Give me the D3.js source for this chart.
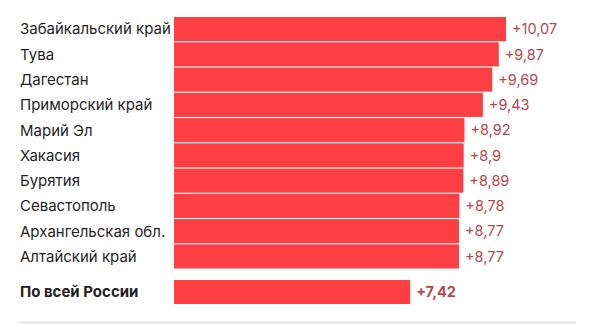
<!DOCTYPE html>
<html>
<head>
<meta charset="utf-8">
<script src="https://cdn.jsdelivr.net/npm/d3@7"></script>
<style>
  html, body { margin: 0; padding: 0; background: #fff; }
  svg { display: block; }
  text { font-family: Inter, "Noto Sans", sans-serif; }
</style>
</head>
<body>
<svg id="chart" width="593" height="325"></svg>
<script>
// Regions with the highest value, and the national total
const regions = ["Забайкальский край", "Тува", "Дагестан", "Приморский край", "Марий Эл",
                 "Хакасия", "Бурятия", "Севастополь", "Архангельская обл.", "Алтайский край"];
const values = [10.07, 9.87, 9.69, 9.43, 8.92, 8.9, 8.89, 8.78, 8.77, 8.77];
const totalLabel = ["По всей России"];
const totalValue = [7.42];

const W = 593, H = 325;
const barLeft = 174;
const svg = d3.select("#chart");

const x = d3.scaleLinear().domain([0.89, 10.07]).range([barLeft, barLeft + 332]);
const y = d3.scaleBand().domain(regions).range([17, 268.5]).paddingInner(0.045).paddingOuter(0);
const yTotal = d3.scaleBand().domain(totalLabel).range([280, 304]);

const fmt = v => "+" + String(v).replace(".", ",");
const barColor = "#fd3e43";
const valueColor = "#b8474c";

function drawRows(g, names, vals, yScale, bold) {
  const rows = g.selectAll("g.row").data(names.map((n, i) => ({ name: n, value: vals[i] })))
    .join("g").attr("class", "row");
  rows.append("rect")
    .attr("x", x.range()[0])
    .attr("y", d => yScale(d.name))
    .attr("width", d => x(d.value) - x.range()[0])
    .attr("height", yScale.bandwidth())
    .attr("fill", barColor);
  rows.append("text")
    .attr("x", 20)
    .attr("y", d => yScale(d.name) + yScale.bandwidth() / 2)
    .attr("dy", "0.36em")
    .attr("font-size", 15)
    .attr("font-weight", bold ? 700 : 400)
    .attr("fill", "#1f1f1f")
    .text(d => d.name);
  rows.append("text")
    .attr("x", d => x(d.value) + 6)
    .attr("y", d => yScale(d.name) + yScale.bandwidth() / 2)
    .attr("dy", "0.36em")
    .attr("font-size", 14.5)
    .attr("font-weight", bold ? 700 : 400)
    .attr("fill", valueColor)
    .text(d => fmt(d.value));
}

drawRows(svg.append("g"), regions, values, y, false);
drawRows(svg.append("g"), totalLabel, totalValue, yTotal, true);

// Bottom rule
svg.append("line")
  .attr("x1", 18).attr("x2", 576)
  .attr("y1", 322.5).attr("y2", 322.5)
  .attr("stroke", "#dcdcdc").attr("stroke-width", 1.5);
</script>
</body>
</html>
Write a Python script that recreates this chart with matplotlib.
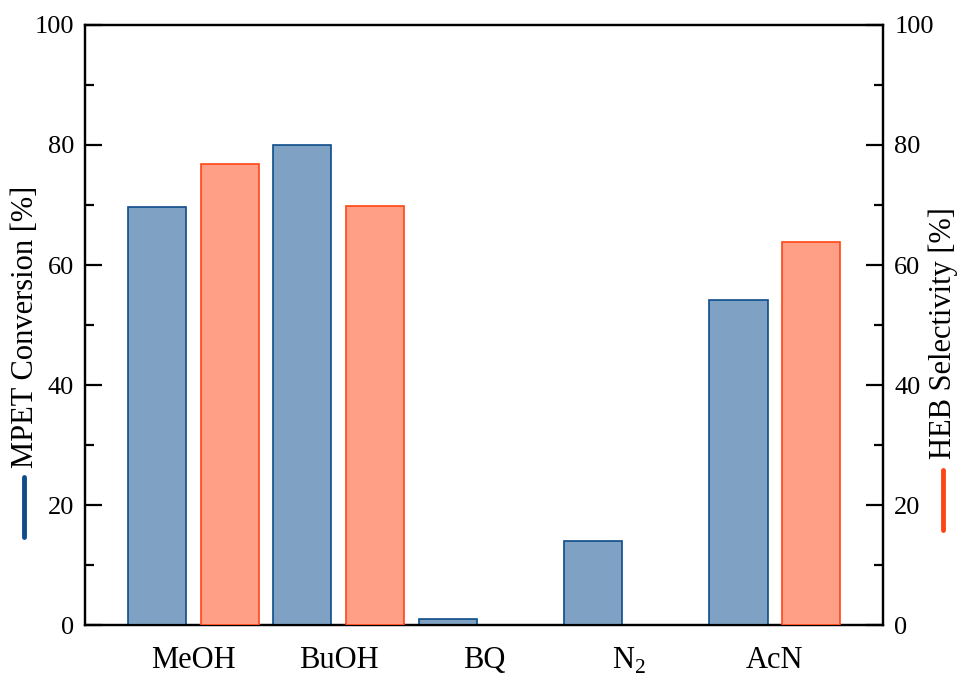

_ _ _ _ _

WHAT THIS TASK INVOLVES —
Each record should be quoted exactly, with the images omitted.

OUTPUT —
Give me the D3.js source for this chart.
<!DOCTYPE html>
<html>
<head>
<meta charset="utf-8">
<script src="https://cdn.jsdelivr.net/npm/d3@7"></script>
<style>
  html, body { margin: 0; padding: 0; background: #fff; }
  svg { display: block; }
  text { font-family: Inter, "Noto Sans", sans-serif; }
</style>
</head>
<body>
<svg id="chart" width="593" height="325"></svg>
<script>
// Regions with the highest value, and the national total
const regions = ["Забайкальский край", "Тува", "Дагестан", "Приморский край", "Марий Эл",
                 "Хакасия", "Бурятия", "Севастополь", "Архангельская обл.", "Алтайский край"];
const values = [10.07, 9.87, 9.69, 9.43, 8.92, 8.9, 8.89, 8.78, 8.77, 8.77];
const totalLabel = ["По всей России"];
const totalValue = [7.42];

const W = 593, H = 325;
const barLeft = 174;
const svg = d3.select("#chart");

const x = d3.scaleLinear().domain([0.89, 10.07]).range([barLeft, barLeft + 332]);
const y = d3.scaleBand().domain(regions).range([17, 268.5]).paddingInner(0.045).paddingOuter(0);
const yTotal = d3.scaleBand().domain(totalLabel).range([280, 304]);

const fmt = v => "+" + String(v).replace(".", ",");
const barColor = "#fd3e43";
const valueColor = "#b8474c";

function drawRows(g, names, vals, yScale, bold) {
  const rows = g.selectAll("g.row").data(names.map((n, i) => ({ name: n, value: vals[i] })))
    .join("g").attr("class", "row");
  rows.append("rect")
    .attr("x", x.range()[0])
    .attr("y", d => yScale(d.name))
    .attr("width", d => x(d.value) - x.range()[0])
    .attr("height", yScale.bandwidth())
    .attr("fill", barColor);
  rows.append("text")
    .attr("x", 20)
    .attr("y", d => yScale(d.name) + yScale.bandwidth() / 2)
    .attr("dy", "0.36em")
    .attr("font-size", 15)
    .attr("font-weight", bold ? 700 : 400)
    .attr("fill", "#1f1f1f")
    .text(d => d.name);
  rows.append("text")
    .attr("x", d => x(d.value) + 6)
    .attr("y", d => yScale(d.name) + yScale.bandwidth() / 2)
    .attr("dy", "0.36em")
    .attr("font-size", 14.5)
    .attr("font-weight", bold ? 700 : 400)
    .attr("fill", valueColor)
    .text(d => fmt(d.value));
}

drawRows(svg.append("g"), regions, values, y, false);
drawRows(svg.append("g"), totalLabel, totalValue, yTotal, true);

// Bottom rule
svg.append("line")
  .attr("x1", 18).attr("x2", 576)
  .attr("y1", 322.5).attr("y2", 322.5)
  .attr("stroke", "#dcdcdc").attr("stroke-width", 1.5);
</script>
</body>
</html>
Write a Python script that recreates this chart with matplotlib.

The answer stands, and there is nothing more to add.